Stefano Cucchi è morto di giustizia. Per quanto amara la battuta, quella della sorella Ilaria non è semplicemente un battuta. Come darle torto. E’ la sola verità al momento. Ma è indiscutibile che il contraccolpo del <nessun colpevole> uscito dalla Corte d’Appello di Roma faccia male a tutti,  tanto a chi è usciti vincitore dalla tornata giudiziaria, ammesso e non concesso si possa parlarne in termini di vittoria e sconfitta, quanto a chi, non ha ottenuto invece, la soddisfazione che si aspettava. Le sentenze vanno rispettate anche quando non contribuiscono  a fare luce sulla verità. Ma possono avere un effetto destabilizzante, questo si, devastante e pericolosissimo. Non fugano le ombri peggiori, anzi le ingigantiscono, come quella che un cittadino possa precipitare in un vortice kafkiano e, nel volgere di una settimana, morire in attesa di giudizio, mentre è affidato alle cure dello stato, come è accaduto a questo giovane poco più che trentenne. Non ottenere una risposta convincente sulla morte di Stefano dopo cinque anni di indagini, due processi, decine di consulenze, una perizia di 200 pagine e le dichiarazioni di 150 testimoni, lascia sgomenti.  Sono troppe le occasioni che mettono a dura prova il rapporto di fiducia tra lo stato e il cittadino che dovrebbe essere osmotico e propulsivo, non di sudditanza, come troppi episodi e troppo concentrati negli ultimi tempi lascerebbero invece supporre. Nella vicenda Cucchi il male della giustizia non è la lentezza, endemico croce del nostro ordinamento civile, ma guardando al penale l’incapacità di fornire una verità giudiziaria che si sovrapponga senza sbavature a quella dei fatti. Non c’è una risposta sulla fine di un cittadino arrestato perché trovato in possesso di 29 grammi di hashish e morto dopo essere affidato allo stato : prima ai carabinieri poi alla polizia penitenziaria, infine alla struttura protetta dell’ospedale Pertini di Roma, protetta da chi o da cosa  Dio solo lo sa.  Stefano non è morto per cause naturali, il suo non è un caso di malasanità. Dovrebbe essere lo stato  a pretendere quelle risposte che non sono ancora arrivate, per evitare che una tragedia personale diventi qualcosa di assai più grave : un fatto collettivo.

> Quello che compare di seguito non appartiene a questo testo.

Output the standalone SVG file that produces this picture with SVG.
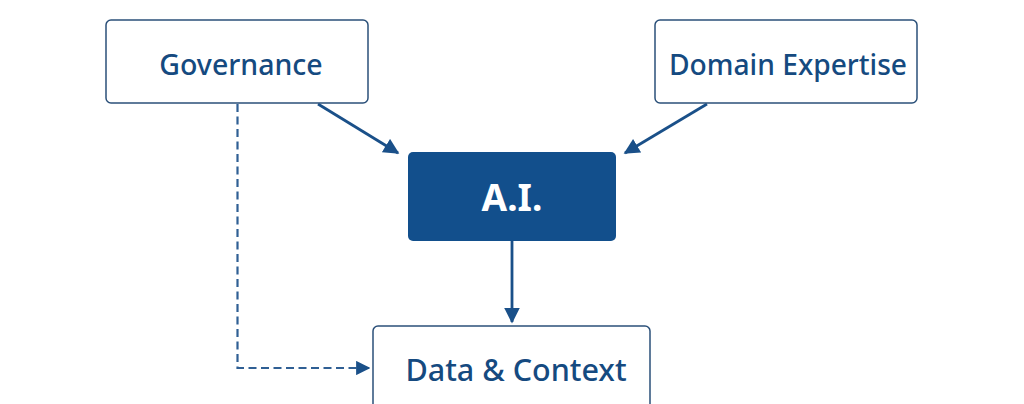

Il potere dichiara che il giovane arrestato di nome Gesù figlio di Giuseppe è morto perché aveva le mani bucate e i piedi pure, considerato che faceva il falegname e maneggiando chiodi si procurava spesso degli incidenti sul lavoro. Perché parlava in pubblico e per vizio si dissetava con l´aceto, perché perdeva al gioco e i suoi vestiti finivano divisi tra i vincenti a fine di partita. I colpi riportati sopra il corpo non dipendono da flagellazioni, ma da caduta riportata mentre saliva il monte Golgota appesantito da attrezzatura non idonea e la ferita al petto non proviene da lancia in dotazione alla gendarmeria, ma da tentativo di suicidio, che infine il detenuto è deceduto perché ostinatamente aveva smesso di respirare malgrado l’ambiente ben ventilato. Più morte naturale di così toccherà solo a tal Stefano Cucchi quasi coetaneo del su menzionato”.